PROMPT>
Pick out every line that holds the string "chart" and copy it.

DATASET SECTION>
+ + + + +

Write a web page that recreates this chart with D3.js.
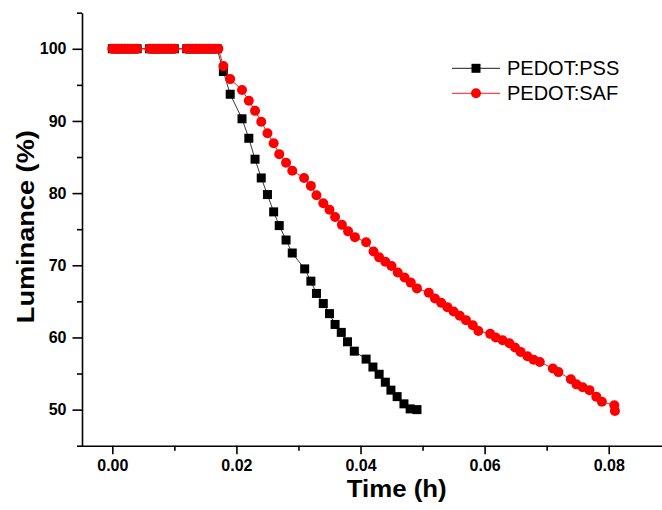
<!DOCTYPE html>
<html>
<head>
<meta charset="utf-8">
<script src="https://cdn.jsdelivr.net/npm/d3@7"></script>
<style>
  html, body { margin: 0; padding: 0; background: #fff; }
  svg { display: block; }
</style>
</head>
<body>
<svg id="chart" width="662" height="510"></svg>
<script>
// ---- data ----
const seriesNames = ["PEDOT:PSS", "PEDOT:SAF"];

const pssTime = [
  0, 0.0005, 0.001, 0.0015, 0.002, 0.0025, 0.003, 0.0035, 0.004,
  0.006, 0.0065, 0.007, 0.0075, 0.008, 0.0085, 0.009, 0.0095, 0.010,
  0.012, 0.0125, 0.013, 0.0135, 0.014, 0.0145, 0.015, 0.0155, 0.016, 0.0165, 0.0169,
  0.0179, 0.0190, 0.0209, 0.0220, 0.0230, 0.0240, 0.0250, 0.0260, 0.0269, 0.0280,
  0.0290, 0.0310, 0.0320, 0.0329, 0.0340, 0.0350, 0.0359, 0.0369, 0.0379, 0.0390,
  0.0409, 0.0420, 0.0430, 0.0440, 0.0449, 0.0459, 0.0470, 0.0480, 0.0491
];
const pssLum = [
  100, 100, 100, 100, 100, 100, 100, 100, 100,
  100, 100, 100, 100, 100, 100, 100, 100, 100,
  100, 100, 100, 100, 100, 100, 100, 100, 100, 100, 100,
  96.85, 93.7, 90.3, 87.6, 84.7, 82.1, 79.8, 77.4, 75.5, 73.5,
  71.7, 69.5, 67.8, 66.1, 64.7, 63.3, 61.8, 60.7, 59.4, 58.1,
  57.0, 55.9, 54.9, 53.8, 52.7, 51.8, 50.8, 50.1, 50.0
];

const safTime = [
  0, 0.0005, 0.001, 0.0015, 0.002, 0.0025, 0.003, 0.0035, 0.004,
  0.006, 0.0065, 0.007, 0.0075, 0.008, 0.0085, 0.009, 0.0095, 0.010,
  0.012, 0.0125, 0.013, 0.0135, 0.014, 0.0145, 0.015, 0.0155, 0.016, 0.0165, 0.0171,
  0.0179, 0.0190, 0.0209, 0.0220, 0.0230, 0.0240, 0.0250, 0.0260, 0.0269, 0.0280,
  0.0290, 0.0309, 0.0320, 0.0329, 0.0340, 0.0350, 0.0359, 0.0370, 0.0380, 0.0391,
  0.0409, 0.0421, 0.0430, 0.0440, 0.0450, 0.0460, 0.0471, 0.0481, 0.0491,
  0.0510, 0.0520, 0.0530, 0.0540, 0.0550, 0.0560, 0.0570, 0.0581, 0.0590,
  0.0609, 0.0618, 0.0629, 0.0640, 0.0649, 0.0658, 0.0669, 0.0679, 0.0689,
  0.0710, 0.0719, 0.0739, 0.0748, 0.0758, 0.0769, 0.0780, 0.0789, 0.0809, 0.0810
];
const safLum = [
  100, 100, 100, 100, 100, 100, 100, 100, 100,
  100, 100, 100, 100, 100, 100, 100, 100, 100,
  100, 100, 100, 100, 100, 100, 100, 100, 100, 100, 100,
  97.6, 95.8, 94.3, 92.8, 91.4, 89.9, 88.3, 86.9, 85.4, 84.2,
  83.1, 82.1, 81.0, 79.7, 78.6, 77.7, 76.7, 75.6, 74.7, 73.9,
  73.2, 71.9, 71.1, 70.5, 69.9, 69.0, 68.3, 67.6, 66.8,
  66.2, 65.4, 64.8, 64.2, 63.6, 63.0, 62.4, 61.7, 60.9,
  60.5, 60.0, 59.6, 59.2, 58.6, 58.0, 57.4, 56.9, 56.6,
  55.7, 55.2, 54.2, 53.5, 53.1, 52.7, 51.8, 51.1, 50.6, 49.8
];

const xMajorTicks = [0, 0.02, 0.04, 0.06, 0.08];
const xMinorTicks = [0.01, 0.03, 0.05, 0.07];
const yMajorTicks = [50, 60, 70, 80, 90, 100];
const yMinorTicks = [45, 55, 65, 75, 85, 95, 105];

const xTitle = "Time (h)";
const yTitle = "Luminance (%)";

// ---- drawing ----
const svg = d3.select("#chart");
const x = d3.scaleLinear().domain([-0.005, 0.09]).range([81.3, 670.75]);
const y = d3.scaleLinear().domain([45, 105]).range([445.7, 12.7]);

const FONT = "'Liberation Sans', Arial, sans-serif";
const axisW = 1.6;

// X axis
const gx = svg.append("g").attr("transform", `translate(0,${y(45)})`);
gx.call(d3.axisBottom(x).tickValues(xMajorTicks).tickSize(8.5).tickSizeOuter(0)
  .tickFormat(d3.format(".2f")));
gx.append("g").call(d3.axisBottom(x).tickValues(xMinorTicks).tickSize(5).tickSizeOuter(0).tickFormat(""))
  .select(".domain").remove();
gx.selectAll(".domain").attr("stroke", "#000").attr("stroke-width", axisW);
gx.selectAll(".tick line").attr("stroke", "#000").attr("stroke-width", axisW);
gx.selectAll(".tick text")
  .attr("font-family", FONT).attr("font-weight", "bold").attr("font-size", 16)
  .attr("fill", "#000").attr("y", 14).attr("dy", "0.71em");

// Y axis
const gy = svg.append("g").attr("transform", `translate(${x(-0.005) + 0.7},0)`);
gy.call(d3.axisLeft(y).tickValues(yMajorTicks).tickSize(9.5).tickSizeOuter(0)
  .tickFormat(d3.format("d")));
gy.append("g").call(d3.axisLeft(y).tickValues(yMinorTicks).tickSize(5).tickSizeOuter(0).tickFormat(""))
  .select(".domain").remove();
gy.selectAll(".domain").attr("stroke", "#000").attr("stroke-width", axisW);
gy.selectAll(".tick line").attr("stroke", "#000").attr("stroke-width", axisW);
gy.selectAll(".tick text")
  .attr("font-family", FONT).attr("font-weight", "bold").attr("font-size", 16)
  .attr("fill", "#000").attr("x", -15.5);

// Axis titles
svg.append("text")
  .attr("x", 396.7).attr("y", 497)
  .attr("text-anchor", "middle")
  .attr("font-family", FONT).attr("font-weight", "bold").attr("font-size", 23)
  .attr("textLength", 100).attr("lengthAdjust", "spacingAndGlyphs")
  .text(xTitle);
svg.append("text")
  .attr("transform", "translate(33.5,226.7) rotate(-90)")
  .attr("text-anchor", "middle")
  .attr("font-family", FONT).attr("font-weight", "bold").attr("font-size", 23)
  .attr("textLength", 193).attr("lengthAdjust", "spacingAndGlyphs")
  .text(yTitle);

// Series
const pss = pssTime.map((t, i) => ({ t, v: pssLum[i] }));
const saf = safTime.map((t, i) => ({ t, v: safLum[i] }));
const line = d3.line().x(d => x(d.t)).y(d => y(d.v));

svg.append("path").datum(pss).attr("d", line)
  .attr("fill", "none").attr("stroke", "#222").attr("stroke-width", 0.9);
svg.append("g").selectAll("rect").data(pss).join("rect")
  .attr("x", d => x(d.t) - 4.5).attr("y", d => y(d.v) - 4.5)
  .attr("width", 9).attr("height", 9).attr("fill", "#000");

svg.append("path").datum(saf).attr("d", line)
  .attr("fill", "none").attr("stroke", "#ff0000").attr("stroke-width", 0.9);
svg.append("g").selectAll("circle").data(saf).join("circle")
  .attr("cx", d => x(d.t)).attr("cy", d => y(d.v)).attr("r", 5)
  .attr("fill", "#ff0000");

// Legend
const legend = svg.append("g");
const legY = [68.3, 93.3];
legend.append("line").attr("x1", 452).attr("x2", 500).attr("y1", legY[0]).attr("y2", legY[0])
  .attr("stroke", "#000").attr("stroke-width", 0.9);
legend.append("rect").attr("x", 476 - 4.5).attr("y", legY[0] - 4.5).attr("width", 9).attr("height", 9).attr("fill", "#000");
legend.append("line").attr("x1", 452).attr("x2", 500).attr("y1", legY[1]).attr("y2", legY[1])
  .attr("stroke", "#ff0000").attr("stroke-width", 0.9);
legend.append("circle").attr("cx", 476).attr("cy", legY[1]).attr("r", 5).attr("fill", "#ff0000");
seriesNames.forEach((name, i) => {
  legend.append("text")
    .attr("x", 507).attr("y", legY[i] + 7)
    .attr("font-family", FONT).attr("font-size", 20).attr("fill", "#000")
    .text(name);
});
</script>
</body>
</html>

+ + + + +

REPLY>
Write a web page that recreates this chart with D3.js.
<svg id="chart" width="662" height="510"></svg>
const svg = d3.select("#chart");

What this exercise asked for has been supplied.